In fact, this was the first lesson of the quarter for my Sunday school class.  The moral?  Value what God values.

This week, I read the story in my Community Bible Study readings and commentary.  The Hebrews workbook boils it down to this.  “Devotion to creature comforts more than to God is a form of godlessness that is rampant among ‘respectable Christians.’  It is widely tolerated and easily disguised.  The lesson for us is that we must not let the subtlety of godlessness loosen our allegiance to Jesus Christ.  Sensual desires and the lure of material things can dull our appetite for spiritual blessings.”

That’s a pretty powerful message.  Last month I read Craig Groeschel’s Soul Detox.  He challenged many of my ideas about consumerism and its pervasiveness in my own thinking.   His most convicting statement to me was when he said that if you say you’re happy, but that you’d be happier with a little more money in the bank, you’ve fallen into the pit of consumerism.  Ouch!  That might have stepped on my toes a little bit.
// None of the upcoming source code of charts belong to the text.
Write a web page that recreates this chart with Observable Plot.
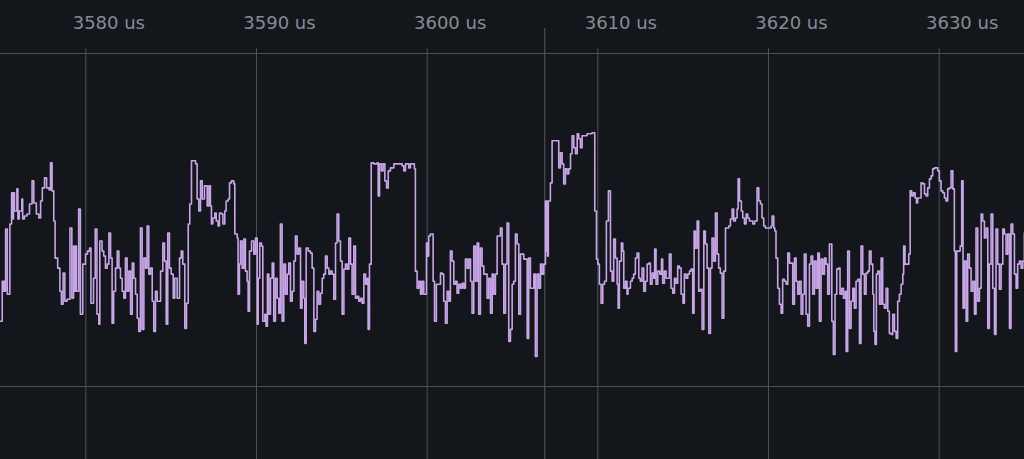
<!DOCTYPE html>
<html>
<head>
<meta charset="utf-8">
<script src="https://cdn.jsdelivr.net/npm/d3@7"></script>
<script src="https://cdn.jsdelivr.net/npm/@observablehq/plot@0.6"></script>
<style>
  html, body { margin: 0; padding: 0; background: #13171c; }
  #chart svg { display: block; }
</style>
</head>
<body>
<div id="chart"></div>
<script>
// x ticks (microseconds)
const tickValues = [3580, 3590, 3600, 3610, 3620, 3630];
const tickLabels = ["3580 us", "3590 us", "3600 us", "3610 us", "3620 us", "3630 us"];
const cursorTime = [3606.89];
const levelGrid = [0, 332];

// sample times (us) and signal levels (step-after)
const times = [
3575.00,3575.10,3575.15,3575.20,3575.25,3575.30,3575.40,3575.55,3575.65,3575.72,3575.76,3575.82,3575.96,3576.02,3576.10,3576.25,3576.30,3576.40,3576.55,3576.70,
3576.85,3576.95,3577.10,3577.25,3577.35,3577.45,3577.58,3577.70,3577.85,3577.93,3578.02,3578.12,3578.20,3578.35,3578.48,3578.57,3578.67,3578.77,3578.90,3579.07,
3579.18,3579.28,3579.35,3579.40,3579.45,3579.58,3579.68,3579.82,3579.98,3580.10,3580.22,3580.30,3580.45,3580.55,3580.65,3580.76,3580.82,3580.95,3581.05,3581.15,
3581.25,3581.35,3581.45,3581.54,3581.63,3581.74,3581.84,3581.94,3582.03,3582.13,3582.23,3582.32,3582.42,3582.52,3582.62,3582.72,3582.81,3582.91,3583.01,3583.10,
3583.20,3583.30,3583.40,3583.50,3583.59,3583.69,3583.79,3583.89,3583.98,3584.08,3584.18,3584.38,3584.51,3584.61,3584.71,3584.80,3584.90,3585.00,3585.12,3585.21,
3585.35,3585.49,3585.59,3585.68,3585.80,3585.90,3586.00,3586.09,3586.19,3586.33,3586.43,3586.52,3586.62,3586.72,3586.82,3586.95,
3587.01,3587.11,3587.21,3587.30,3587.36,3587.44,3587.56,3587.64,3587.75,3587.83,3587.95,3588.03,3588.14,3588.22,3588.34,3588.42,3588.53,3588.67,3588.73,3588.87,
3588.92,3589.00,3589.06,3589.16,3589.26,3589.35,3589.45,3589.51,3589.59,3589.71,3589.84,3589.94,3590.04,3590.10,3590.19,3590.29,3590.37,3590.49,3590.56,3590.64,
3590.72,3590.82,3590.92,3591.01,3591.11,3591.21,3591.31,3591.40,3591.50,3591.60,3591.70,3591.80,3591.89,3591.99,3592.09,3592.19,3592.28,3592.38,3592.48,3592.58,
3592.67,3592.77,3592.83,3592.91,3593.03,3593.16,3593.26,3593.36,3593.46,3593.55,3593.65,3593.75,3593.85,3593.94,3594.04,3594.14,3594.24,3594.33,3594.43,3594.53,
3594.63,3594.72,3594.82,3594.92,3595.02,3595.12,3595.21,3595.31,3595.41,3595.51,3595.60,3595.70,3595.80,3595.90,3595.99,3596.09,3596.19,3596.29,3596.39,3596.48,
3596.54,3596.62,3596.72,3596.87,3597.07,3597.13,3597.21,3597.32,3597.42,3597.52,3597.62,3597.72,3597.85,3598.05,3598.34,3598.53,3598.63,3598.73,3598.92,
3599.02,3599.25,3599.31,3599.41,3599.51,3599.61,3599.70,3599.80,3599.96,3600.04,3600.09,3600.19,3600.35,3600.43,3600.54,3600.78,3600.88,3600.97,3601.07,3601.17,
3601.27,3601.36,3601.46,3601.56,3601.66,3601.75,3601.85,3601.95,3602.05,3602.15,3602.24,3602.34,3602.44,3602.54,3602.63,3602.73,3602.83,3602.93,3603.02,3603.12,
3603.22,3603.32,3603.51,3603.61,3603.71,3603.81,3603.90,3604.00,3604.10,3604.29,3604.39,3604.49,3604.59,3604.68,3604.78,3604.88,3604.98,3605.07,3605.17,3605.27,
3605.37,3605.47,3605.66,3605.86,3605.95,3606.05,3606.25,3606.34,3606.44,3606.54,3606.64,3606.73,3606.83,3606.93,3606.97,3607.01,3607.05,3607.10,3607.15,3607.22,
3607.32,3607.71,3607.81,3607.91,3608.00,3608.10,3608.20,3608.30,3608.40,3608.49,3608.59,3608.69,3608.79,3608.88,3608.98,3609.08,3609.37,3609.66,3609.82,3609.92,
3610.00,3610.09,3610.19,3610.29,3610.39,3610.50,3610.62,3610.74,3610.84,3610.93,
3611.03,3611.13,3611.19,3611.26,3611.38,3611.46,3611.52,3611.62,3611.71,3611.77,3611.91,3612.01,3612.10,3612.20,3612.30,3612.40,3612.49,3612.59,3612.69,3612.79,
3612.89,3612.98,3613.08,3613.18,3613.28,3613.33,3613.41,3613.51,3613.63,3613.73,3613.80,3613.90,3614.00,3614.19,3614.29,3614.39,3614.49,3614.58,3614.68,3614.78,
3614.88,3614.99,3615.07,3615.17,3615.27,3615.37,3615.46,3615.56,3615.64,3615.72,3615.82,3615.91,3616.01,3616.11,3616.21,3616.30,3616.40,3616.50,3616.60,3616.69,
3616.79,3616.89,3616.99,3617.08,3617.18,3617.28,3617.38,3617.48,3617.67,3617.77,3617.87,3617.96,3618.06,3618.16,3618.22,3618.30,3618.41,3618.49,3618.59,3618.69,
3618.78,3618.88,3619.08,3619.19,3619.33,3619.43,3619.53,3619.62,3619.72,3619.82,3620.15,3620.21,3620.31,3620.37,3620.44,3620.54,3620.64,3620.74,3620.83,3620.93,
3621.03,3621.13,3621.23,3621.42,3621.52,3621.62,3621.71,3621.81,3621.91,3622.01,3622.10,3622.20,3622.30,3622.40,3622.49,3622.59,3622.69,3622.79,3622.89,3622.98,
3623.08,3623.18,3623.28,
3623.37,3623.47,3623.57,3623.71,3623.80,3623.90,3624.00,3624.10,3624.19,3624.29,3624.39,3624.49,3624.55,3624.64,3624.74,3624.84,3624.94,3625.03,3625.13,3625.23,
3625.33,3625.42,3625.52,3625.62,3625.72,3625.82,3625.91,3626.01,3626.11,3626.17,3626.24,3626.32,3626.40,3626.50,3626.60,3626.69,3626.79,3626.89,3626.99,3627.08,
3627.18,3627.28,3627.38,3627.48,3627.57,3627.67,3627.77,3627.87,3627.92,3628.00,3628.22,3628.30,3628.39,3628.49,3628.59,3628.67,3628.74,3628.94,3629.04,3629.14,
3629.23,3629.33,3629.43,3629.53,3629.62,3629.72,3629.92,3630.01,3630.11,3630.21,3630.31,3630.40,3630.50,3630.60,3630.70,3630.80,3630.89,3630.95,3631.03,3631.23,
3631.32,3631.40,3631.48,3631.58,3631.67,3631.77,3631.87,3631.97,3632.07,3632.16,3632.26,3632.36,3632.46,3632.55,3632.65,3632.75,3632.85,3632.94,3633.04,3633.14,
3633.24,3633.33,3633.43,3633.53,3633.63,3633.73,3633.82,3633.92,3634.02,3634.12,3634.21,3634.31,3634.41,3634.51,3634.60,3634.70,3634.80,3634.90,3634.99
];
const levels = [
65,105,95,105,95,157,92,162,193,167,193,175,197,167,175,187,167,170,172,182,
205,183,172,168,185,198,208,198,196,223,195,165,128,118,95,82,113,85,87,158,
88,140,95,140,95,177,72,122,132,135,138,83,108,157,72,62,145,135,130,118,
122,153,128,63,95,118,135,118,108,95,88,128,95,115,72,123,108,92,68,55,
158,57,128,118,160,112,118,85,55,95,85,115,143,125,62,153,118,112,88,108,
88,128,135,122,58,83,162,182,225,225,222,187,175,205,187,200,
200,180,200,180,162,168,173,165,160,173,172,162,175,185,187,203,205,202,152,148,
92,122,145,118,147,115,105,75,135,145,132,148,62,108,143,140,65,72,60,112,
72,108,123,65,108,88,73,162,65,122,92,112,123,85,95,125,150,132,138,78,
105,88,43,138,135,133,118,55,67,95,82,93,108,112,130,118,112,115,112,87,
143,172,145,125,72,117,122,117,148,122,92,140,88,90,85,88,83,112,102,108,
57,122,223,222,223,190,222,215,222,205,198,215,218,222,222,220,215,222,218,
222,217,115,98,105,92,105,92,143,130,150,152,105,65,102,113,112,85,63,95,
85,135,125,102,105,93,102,98,103,98,127,118,127,105,73,140,105,143,72,138,
120,112,88,108,73,112,92,112,150,158,122,73,122,163,45,57,102,105,152,142,
72,132,127,48,128,98,112,30,112,98,122,112,122,185,135,185,130,185,185,203,
245,218,233,222,202,217,212,217,232,250,238,232,252,247,238,250,252,253,175,127,
122,102,83,102,105,165,195,115,105,147,
128,102,78,125,143,135,98,105,92,98,105,108,112,128,133,108,105,118,95,105,
122,123,102,113,108,137,102,115,112,127,103,115,108,132,98,93,108,103,120,118,
92,83,112,108,112,115,117,73,155,138,165,95,97,57,155,142,118,53,118,148,
125,173,132,118,113,68,115,158,160,167,177,165,168,177,207,185,175,168,162,172,
168,165,162,165,198,185,182,168,160,158,160,170,158,155,128,98,82,73,107,105,
102,133,123,82,128,105,92,105,72,92,132,72,60,122,130,92,125,98,133,65,
127,112,128,
122,92,142,65,32,92,117,118,92,98,88,95,35,135,58,85,98,78,105,107,
43,140,112,92,113,115,135,122,92,55,42,112,115,82,128,82,78,98,75,53,
52,72,55,48,85,92,102,112,140,122,132,195,190,193,188,183,188,203,202,192,
190,198,207,210,217,218,215,205,195,193,188,185,197,198,215,197,135,35,135,140,
205,78,125,65,132,118,95,105,72,158,85,98,172,165,148,158,58,122,172,98,
52,157,122,97,122,157,152,132,152,58,162,152,112,98,122,125,118,125,153
];

const signal = times.map((t, i) => ({t, v: levels[i]}));

const W = 1024, H = 459;
const chart = Plot.plot({
  width: W,
  height: H,
  marginTop: 53,
  marginBottom: 73,
  marginLeft: 0,
  marginRight: 0,
  style: {background: "#13171c", color: "#8b9098", fontFamily: "DejaVu Sans, sans-serif"},
  x: {domain: [3575, 3635], axis: null},
  y: {domain: [0, 332], axis: null},
  marks: [
    Plot.ruleY(levelGrid, {stroke: "#4b5057", strokeWidth: 1, strokeOpacity: 1}),
    Plot.ruleX(tickValues, {stroke: "#4b5057", strokeWidth: 1, strokeOpacity: 1, insetTop: -5, insetBottom: -73}),
    Plot.ruleX(cursorTime, {stroke: "#565b62", strokeWidth: 1, strokeOpacity: 1, insetTop: -25, insetBottom: -73}),
    Plot.line(signal, {x: "t", y: "v", curve: "step-after", stroke: "#c7a5e6", strokeWidth: 1.6}),
    Plot.text(tickValues, {
      x: d => d,
      text: (d, i) => tickLabels[i],
      frameAnchor: "top",
      dy: -30,
      dx: 23,
      fill: "#868b93",
      fontSize: 18,
      textAnchor: "middle",
      lineAnchor: "middle"
    })
  ]
});
document.getElementById("chart").appendChild(chart);
</script>
</body>
</html>
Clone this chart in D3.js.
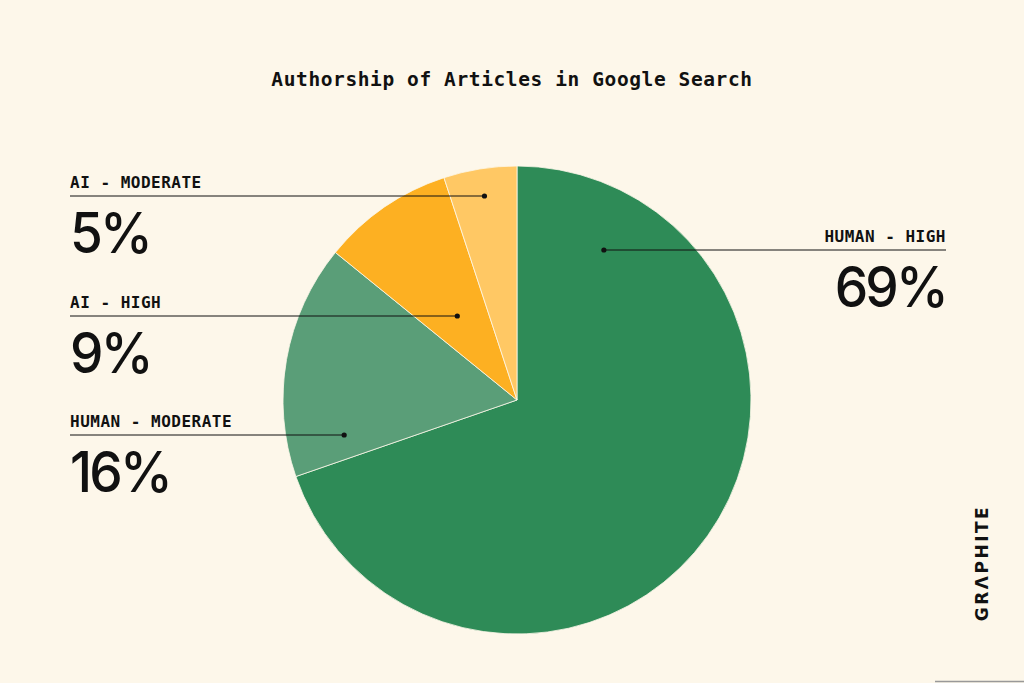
<!DOCTYPE html>
<html><head><meta charset="utf-8">
<script src="https://cdn.jsdelivr.net/npm/d3@7"></script>
<style>body{margin:0;background:#fdf7ea}</style></head>
<body><svg id="c" width="1024" height="683"></svg>
<script>
const categories = ["HUMAN - HIGH","HUMAN - MODERATE","AI - HIGH","AI - MODERATE"];
const values = [69,16,9,5];
const colors = ["#2e8b57","#5a9e78","#fdb022","#ffc864"];

const svg = d3.select("#c");
svg.append("rect").attr("width",1024).attr("height",683).attr("fill","#fdf7ea");
svg.append("text").attr("x",512).attr("y",86).attr("text-anchor","middle")
  .attr("font-family","DejaVu Sans Mono").attr("font-size",19.5).attr("font-weight","bold")
  .attr("letter-spacing",0.6).attr("fill","#111")
  .text("Authorship of Articles in Google Search");

const cx=517, cy=400, R=234;
const pie = d3.pie().sort(null).value(d=>d);
const arcs = pie(values);
const arc = d3.arc().innerRadius(0).outerRadius(R);
const g = svg.append("g").attr("transform",`translate(${cx},${cy})`);
g.selectAll("path").data(arcs).join("path").attr("d",arc)
  .attr("fill",(d,i)=>colors[i]).attr("stroke","#fdf7ea").attr("stroke-width",0.8);

const layout = [
  {side:"right", y:250, t:0.12, r:0.74},
  {side:"left", y:435, t:0.5, r:0.75},
  {side:"left", y:316, t:0.5, r:0.45},
  {side:"left", y:196, t:0.5, r:0.88}
];
arcs.forEach((a,i)=>{
  const L=layout[i];
  const ang=a.startAngle+(a.endAngle-a.startAngle)*L.t;
  const dx=cx+Math.sin(ang)*R*L.r;
  const x0 = L.side==="left"?70:946;
  svg.append("line").attr("x1",x0).attr("x2",dx).attr("y1",L.y).attr("y2",L.y)
    .attr("stroke","#111").attr("stroke-width",1);
  svg.append("circle").attr("cx",dx).attr("cy",L.y).attr("r",2.6).attr("fill","#111");
  const anchor = L.side==="left"?"start":"end";
  svg.append("text").attr("x",x0).attr("y",L.y-8).attr("text-anchor",anchor)
    .attr("font-family","DejaVu Sans Mono").attr("font-size",16).attr("font-weight","bold")
    .attr("letter-spacing",0.5).attr("fill","#111")
    .text(categories[i]);
  svg.append("g").attr("transform",`translate(${x0},${L.y+57}) scale(0.95,1)`)
    .append("text").attr("text-anchor",anchor)
    .attr("font-family","Inter").attr("font-size",56).attr("font-weight",500).attr("fill","#111")
    .attr("letter-spacing",-3)
    .text(values[i]+"%");
});

svg.append("text").attr("transform","translate(988,563) rotate(-90)")
  .attr("text-anchor","middle").attr("font-family","DejaVu Sans").attr("font-weight","bold")
  .attr("font-size",17).attr("letter-spacing",2.5).attr("fill","#111").text("GRΛPHITE");
svg.append("line").attr("x1",935).attr("x2",1024).attr("y1",681.5).attr("y2",681.5)
  .attr("stroke","#999").attr("stroke-width",1.5);
</script></body></html>
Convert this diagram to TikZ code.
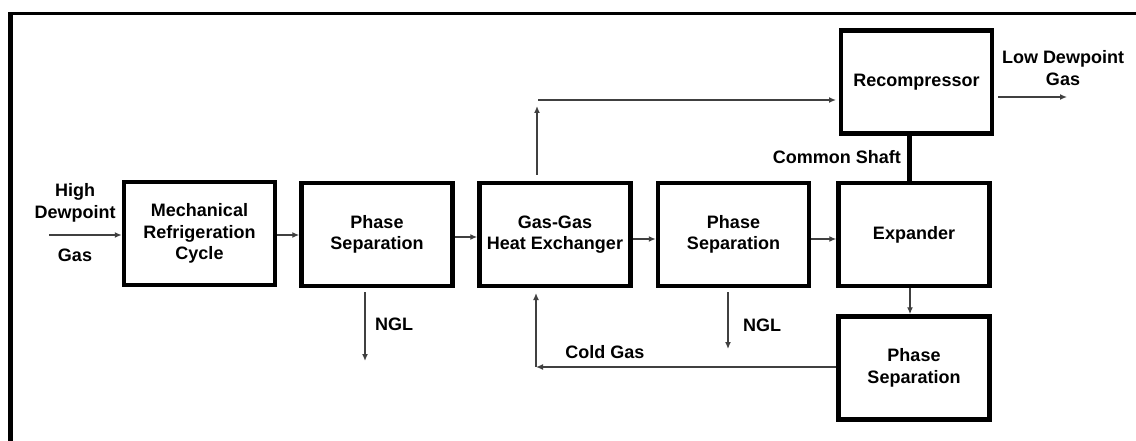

Jesus says that you can not serve two masters.  Then, he specifically goes on to tell his followers that they cannot serve both God and money.  (Matthew 6:24)  Of all the sins he could have mentioned, have you ever stopped to wonder why he specifically called out money?

Our world sends a persistent message of consumerism.  If we have more, we are more.  Everyone falls into it.  One person is more important than another person because of their status, power or wealth.  (Why do you think our culture worships celebrities?)  Every acquisition leads to “just one more” thing to acquire.  We’ve all felt the pull.

That’s not the message of the gospel.

The message of the gospel is to be consumed.  Don’t waste your life accumulating things.  (Matthew 6:19)  You can not serve God and money.  Instead, Christ invites you to come and die to yourself in order to be made more like Him.

Even the tendency to put back and save for a rainy day seems suspect in this context.  If we can only serve Him with money in the bank, are we really serving Him at all?  Doesn’t he promise to take care of our needs? (Matthew 6:26)

One step further…If I only serve Him as He blesses me, and not out of sacrifice, am I really serving Him?  Isn’t that the very same question that Satan asks about Job?

Esau is not portrayed as an evil person in the Bible.  He’s merely portrayed as careless with God’s blessings.  Don’t be careless with His blessings.  Value what he values.  Store your treasures in heaven and not in the here-and-now.